'Fiscal cliff' deal helps NH dairy farmsBy SHAWNE K. WICKHAM
New Hampshire Sunday News
January 06. 2013 1:05AM
After Congress tucked a temporary extension of the nation's farm bill into its "fiscal cliff'' deal, the head of the National Milk Producers Federation called it "a devastating blow" to the nation's dairy farmers.
Not for New Hampshire farmers, says Lorraine Merrill, the state commissioner of agriculture and a Stratham dairy farmer.
Merrill said the fiscal cliff deal merely extended until September some dairy subsidy programs that have been in place since 2008.

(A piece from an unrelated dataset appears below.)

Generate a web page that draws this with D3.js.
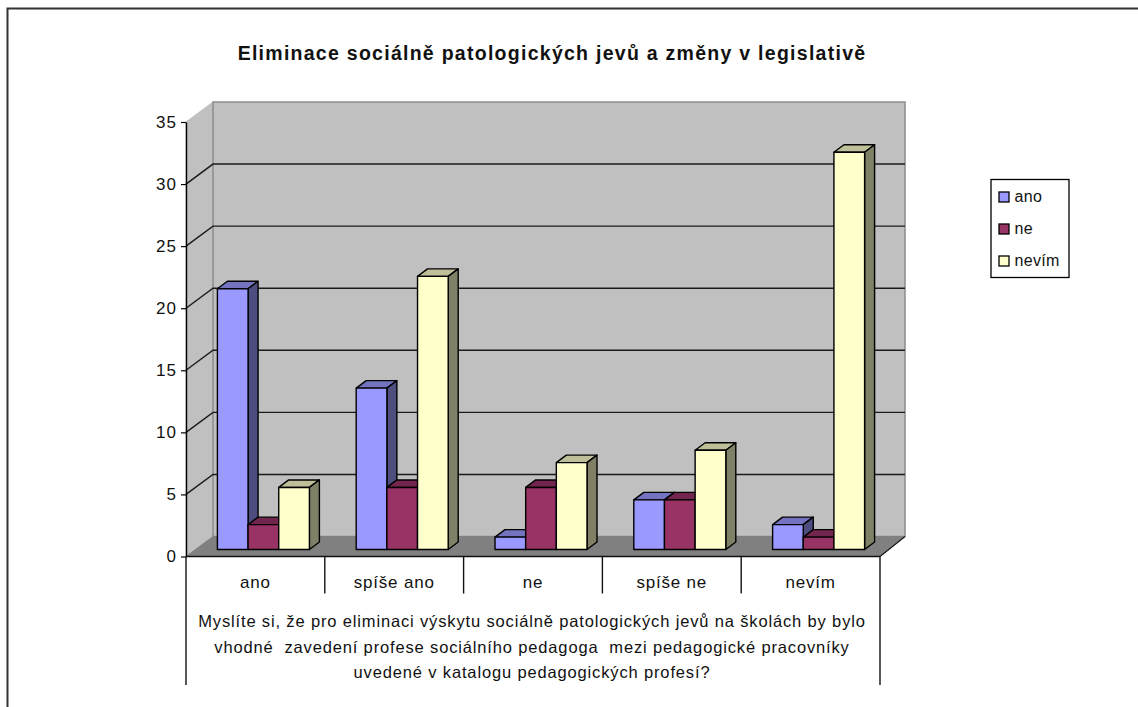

The nation's farm bill expired last October, and Congress has not passed a new one. And as a result, several price-support programs were set to expire on Jan. 1, leading some to predict skyrocketing milk prices. Instead, Congress included a nine-month extension of some federal programs in its fiscal cliff deal.
One of the key elements preserved is the MILC (Milk Income Loss Contract) program, which Merrill said "does provide some measure of protection" for dairy farmers here.

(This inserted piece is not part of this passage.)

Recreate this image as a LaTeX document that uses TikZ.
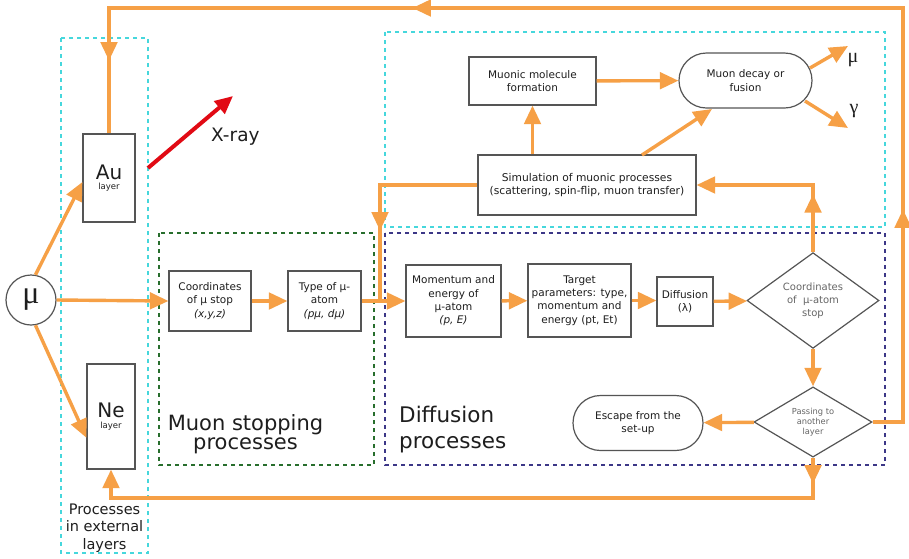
\documentclass[tikz,border=0pt]{standalone}
\usepackage{fontspec}
\setmainfont{DejaVu Sans}
\newfontfamily\serifgr{Liberation Serif}
\usetikzlibrary{arrows.meta,shapes.geometric,shapes.misc,decorations.markings,calc}
\definecolor{org}{RGB}{246,160,70}
\definecolor{cyn}{RGB}{70,215,220}
\definecolor{grn}{RGB}{40,110,45}
\definecolor{blu}{RGB}{60,55,135}
\definecolor{bord}{RGB}{85,85,85}
\definecolor{txt}{RGB}{30,30,30}
\definecolor{xred}{RGB}{225,10,20}
\begin{document}
\begin{tikzpicture}[x=1pt,y=-1pt,
  >={Triangle[length=18.5pt,width=16.5pt]},
  oline/.style={draw=org,line width=3.4pt},
  oarrow/.style={oline,->},
  boxn/.style={draw=bord,line width=1.2pt,fill=white,inner sep=1pt,align=center,text=txt,font=\fontsize{10.5}{13.3}\selectfont},
  diam/.style={diamond,draw=bord,line width=1.2pt,fill=white,inner sep=0pt,align=center,text=black!60,font=\fontsize{10}{13}\selectfont},
  rbox/.style={rounded rectangle,draw=bord,line width=1.2pt,fill=white,inner sep=1pt,align=center,text=txt,font=\fontsize{10.5}{13.3}\selectfont},
  groupbox/.style={line width=2pt,dash pattern=on 4pt off 4pt},
  lbl/.style={text=txt,inner sep=0pt}
]
\useasboundingbox[fill=white] (0,0) rectangle (909,558);

% group boxes
\draw[groupbox,draw=cyn] (61,38) rectangle (148,553);
\draw[groupbox,draw=grn] (159,233) rectangle (374,465);
\draw[groupbox,draw=blu] (385,233) rectangle (885,465);
\draw[groupbox,draw=cyn] (385,32) rectangle (885,227);

% nodes
\node[circle,draw=bord,line width=1.2pt,fill=white,minimum size=50pt,inner sep=0pt,font=\serifgr\fontsize{32}{34}\selectfont,text=txt] (mu) at (31,300) {μ};
\node[boxn,minimum width=52pt,minimum height=88pt] (au) at (109,178) {{\fontsize{20}{22}\selectfont Au}\\[-3pt]{\fontsize{8.5}{9}\selectfont layer}};
\node[boxn,minimum width=48pt,minimum height=105pt] (ne) at (111,416.5) {{\fontsize{20}{22}\selectfont Ne}\\[-3pt]{\fontsize{8.5}{9}\selectfont layer}};
\node[boxn,minimum width=82pt,minimum height=60pt] (coord) at (210,301) {Coordinates\\of μ stop\\\textit{(x,y,z)}};
\node[boxn,minimum width=73pt,minimum height=60pt] (type) at (324.5,301) {Type of μ-\\atom\\\textit{(pμ, dμ)}};
\node[boxn,minimum width=95pt,minimum height=72pt] (mom) at (453.5,301) {Momentum and\\energy of\\μ-atom\\\textit{(p, E)}};
\node[boxn,minimum width=103pt,minimum height=73pt] (targ) at (579.5,300.5) {Target\\parameters: type,\\momentum and\\energy (pt, Et)};
\node[boxn,minimum width=56pt,minimum height=49pt] (diff) at (685,301.5) {Diffusion\\(λ)};
\node[diam,minimum width=132pt,minimum height=93pt] (cdiam) at (813,300.5) {Coordinates\\of\ \ μ-atom\\stop};
\node[diam,minimum width=118pt,minimum height=70pt,font=\fontsize{8.3}{10}\selectfont] (pdiam) at (813,422) {Passing to\\another\\layer};
\node[rbox,minimum width=132pt,minimum height=55pt] (esc) at (638,423) {Escape from the\\set-up};
\node[boxn,minimum width=218pt,minimum height=60pt,font=\fontsize{10.7}{13.5}\selectfont] (sim) at (587,185) {Simulation of muonic processes\\(scattering, spin-flip, muon transfer)};
\node[boxn,minimum width=127pt,minimum height=48pt] (mol) at (532.5,81) {Muonic molecule\\formation};
\node[rbox,minimum width=135pt,minimum height=55pt] (decay) at (745.5,80.5) {Muon decay or\\fusion};

% labels
\node[lbl,anchor=west,font=\fontsize{18.5}{20}\selectfont] (xray) at (211,137) {X-ray};
\node[lbl,align=center,font=\fontsize{21}{19}\selectfont] (mstop) at (245.5,434) {Muon stopping\\processes};
\node[lbl,align=left,anchor=west,font=\fontsize{21.5}{26}\selectfont] (dproc) at (399,430) {Diffusion\\processes};
\node[lbl,align=center,font=\fontsize{14.5}{17.5}\selectfont] (ext) at (104.5,528) {Processes\\in external\\layers};
\node[lbl,font=\serifgr\fontsize{20}{20}\selectfont] (mulbl) at (853,60) {μ};
\node[lbl,font=\serifgr\fontsize{20}{20}\selectfont] (gamlbl) at (854,111) {γ};

% coordinates
\coordinate (jn) at (380,300);
\coordinate (sd1) at (642,155);
\coordinate (sd2) at (712,109);
\coordinate (mu1) at (810,68);
\coordinate (mu2) at (848,46);
\coordinate (ga1) at (805,101);
\coordinate (ga2) at (848,128);
\coordinate (xr1) at (148,168);
\coordinate (xr2) at (233,96);
\coordinate (newest) at ($(ne.south west)!0.3!(ne.north west)$);
\coordinate (auwest) at ($(au.west)+(0,4)$);

% connectors
\draw[oarrow] (mu.80) -- (auwest);
\draw[oarrow] (mu.-80) -- (newest);
\draw[oarrow] (mu.east) -- (coord.west);
\draw[oarrow] (coord) -- (type);
\draw[oarrow] (type) -- (mom);
\draw[oarrow] (mom) -- (targ);
\draw[oarrow] (targ.east) -- (diff.west |- targ.east);
\draw[oarrow] (diff) -- (cdiam);
\draw[oarrow] (cdiam) -- (pdiam);
\draw[oarrow] (pdiam) -- (esc);
\draw[oarrow] (mol) -- (decay);
\draw[oarrow] (mol.south |- sim.north) -- (mol.south);
\draw[oarrow] (sd1) -- (sd2);
\draw[oarrow] (mu1) -- (mu2);
\draw[oarrow] (ga1) -- (ga2);
\draw[oarrow,postaction={decorate},decoration={markings,mark=at position 58pt with {\arrow[color=org]{>}}}]
  (cdiam.north) -- (cdiam.north |- sim.east) -- (sim.east);
\draw[oline,postaction={decorate},decoration={markings,mark=at position 143pt with {\arrow[color=org]{>}}}]
  (sim.west) -- (jn |- sim.west) -- (jn);
\draw[oline,postaction={decorate},decoration={markings,
    mark=at position 243pt with {\arrow[color=org]{>}},
    mark=at position 935pt with {\arrow[color=org]{>}},
    mark=at position 1291pt with {\arrow[color=org]{>}}}]
  (pdiam.east) -- (903,422) -- (903,8) -- (au.north |- 0,8) -- (au.north);
\draw[oarrow,postaction={decorate},decoration={markings,mark=at position 26pt with {\arrow[color=org]{>}}}]
  (pdiam.south) -- (pdiam.south |- 0,498) -- (ne.south |- 0,498) -- (ne.south);
\draw[draw=xred,line width=4pt,-{Triangle[length=18pt,width=16pt]}] (xr1) -- (xr2);
\end{tikzpicture}
\end{document}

Farmers are not receiving MILC payments currently, "but it could very well be in these coming months if the price of milk comes down at all, which it may, and if the price of feed continues to rise, we may need that MILC program," she said.

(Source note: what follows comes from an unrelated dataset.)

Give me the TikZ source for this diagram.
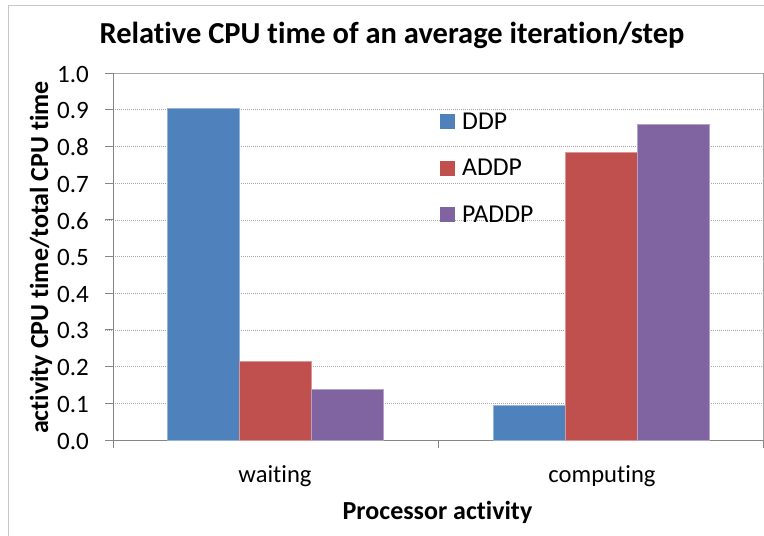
\documentclass[tikz,border=0pt]{standalone}
\usepackage{fontspec}
\setmainfont{Carlito}[Ligatures={NoCommon,NoContextual}]
\begin{document}
\begin{tikzpicture}[x=1pt,y=-1pt,
  axisline/.style={draw=black!48,line width=0.9pt},
  gridline/.style={draw=black!35,line width=0.6pt,dash pattern=on 1pt off 1pt},
  bar/.style={line width=0.7pt},
  ddp/.style={bar,fill=ddpc,draw=ddpc!60!white},
  addp/.style={bar,fill=addpc,draw=addpc!60!white},
  paddp/.style={bar,fill=paddpc,draw=paddpc!60!white},
  ticklab/.style={anchor=east,font=\fontsize{25}{27}\selectfont,inner sep=0pt},
  catlab/.style={anchor=base,font=\fontsize{24.6}{27}\selectfont,inner sep=0pt},
  leglab/.style={anchor=base west,font=\fontsize{25.7}{28}\selectfont,inner sep=0pt},
  boldlab/.style={anchor=base,font=\bfseries\fontsize{26}{28}\selectfont,inner sep=0pt}]
\definecolor{ddpc}{HTML}{4F81BD}
\definecolor{addpc}{HTML}{C0504D}
\definecolor{paddpc}{HTML}{8064A2}
\useasboundingbox (0,0) rectangle (764,536);
\fill[white] (0,0) rectangle (764,536);
% outer chart frame
\draw[draw=black!22,line width=1pt] (8,560) -- (8,5) -- (790,5);
% title
\node[anchor=base,font=\bfseries\fontsize{30.5}{33}\selectfont,inner sep=0pt] (title) at (392,43) {Relative CPU time of an average iteration/step};
% gridlines every 0.1 (plot height 367 for 1.0)
\foreach \v in {1,...,9}{
  \draw[gridline] (105,{440-36.7*\v}) -- (763,{440-36.7*\v});
}
% plot frame
\draw[draw=black!35,line width=0.8pt] (113,73) -- (763,73) -- (763,440);
\draw[axisline] (113,73) -- (113,448);
\draw[axisline] (105,440) -- (763,440);
\draw[axisline] (105,73) -- (113,73);
\foreach \v in {1,...,9}{
  \draw[axisline] (105,{440-36.7*\v}) -- (113,{440-36.7*\v});
}
\draw[axisline] (438,440) -- (438,448);
\draw[axisline] (763,440) -- (763,448);
% tick labels
\foreach \v/\t in {0/0.0,1/0.1,2/0.2,3/0.3,4/0.4,5/0.5,6/0.6,7/0.7,8/0.8,9/0.9,10/1.0}{
  \node[ticklab] (tick\v) at (89,{441-36.7*\v}) {\t};
}
% bars: waiting
\filldraw[ddp]   (167,440) rectangle (239,{440-367*0.905});
\filldraw[addp]  (239,440) rectangle (311,{440-367*0.215});
\filldraw[paddp] (311,440) rectangle (383,{440-367*0.138});
% bars: computing
\filldraw[ddp]   (493,440) rectangle (565,{440-367*0.095});
\filldraw[addp]  (565,440) rectangle (637,{440-367*0.783});
\filldraw[paddp] (637,440) rectangle (709,{440-367*0.861});
% category labels
\node[catlab] (waiting) at (275,482) {waiting};
\node[catlab] (computing) at (602,482) {computing};
\node[boldlab] (xlabel) at (437.5,519) {Processor activity};
\node[boldlab,rotate=90] (ylabel) at (48,257.5) {activity CPU time/total CPU time};
% legend
\fill[ddpc]   (440,114) rectangle (455,129);
\fill[addpc]  (440,161) rectangle (455,176);
\fill[paddpc] (440,207) rectangle (455,222);
\node[leglab] (lddp) at (462,129) {DDP};
\node[leglab] (laddp) at (462,175) {ADDP};
\node[leglab] (lpaddp) at (462,222) {PADDP};
\end{tikzpicture}
\end{document}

Small surpluses or shortages can cause big price swings when it comes to milk, she said.
John C. Porter, a University of New Hampshire extension professor/specialist, agreed that what Congress did "bought some time" for dairy farmers here.
If it hadn't acted, a price-support program that dates back to Harry Truman's era would have kicked in, potentially raising the price of milk as high as $8 a gallon, he said.
And while that may have created a temporary "windfall" for producers of milk, Porter said, "If nobody bought it, it would swing the other way, and we'd be back to low prices and surpluses."
Merrill said some of the nation's larger dairy farmers oppose MILC because the subsidies, which are triggered by price drops and increased feed costs, are limited to cover milk production from up to 150 cows. But it helps dairy farmers here, where the average herd size is 120 cows, she said.
"They're payments to the farmers ... for the short price in relation to the costs of producing that milk," Merrill explained. "It is a safety net program."
New Hampshire has about 120 dairy farms, Merrill said. Milk recently surpassed ornamental horticulture, which includes landscaping and plant nurseries, as the state's top agricultural commodity.
Milk is different from other commodities, in part because of its perishable nature, the commissioner said. "And you just can't turn cows on and off like faucets."
"If you have 150 cows milking and the price of milk goes down, you can't say, 'I'm not going to sell this milk at that price; I'm going to wait and send it later to market.' You can't do that.
"So farmers have really been at the mercy, literally, of the buyers of the milk." And in other regions, those buyers tend to be large national corporations, Merrill said.
Most dairy farmers here sell their milk to cooperatives; many are member-owners.
The proposed farm bill Congress failed to pass last year would have replaced the MILC program with an insurance program for farmers; that's the plan the National Milk Producers Federation wanted, Merrill said.
One proposal would require farmers to reduce production or pay a penalty if prices fell too low, she said.
Porter would like to see a blue-ribbon commission of dairy experts come up with a new milk-pricing formula that Congress could include in the next farm bill. "We haven't been really keeping up with what farmers really need to get paid for their milk," he said.
Farmers would have to get $25 per hundred-weight of milk to cover their true costs, including feed, depreciation and return on investment, Porter said. Lately, they've been getting $20, but that price has been as low as $11 in the past five years, he said.
Porter would like to see "disincentives" that would keep big Midwestern farms from increasing production by adding to their already enormous herds whenever the price of milk rose. That's something the smaller dairy farms here cannot compete with, he said.
"It makes it difficult for New England farmers who don't have the land base to add on a lot of cows," he said.
Why not let the free market dictate the cost of milk? Porter said the government has had a historic interest in stabilizing milk prices to keep farmers in business and avoid big price swings for consumers.
Meanwhile, Porter said it's crucial to support local dairy farmers. Those farms have a lot to do with the complexion of New Hampshire that people enjoy, he said.
"It's keeping a lot of land open. If we lose our farms, our state is going to look like New Jersey. And that's what people don't realize,'' he said.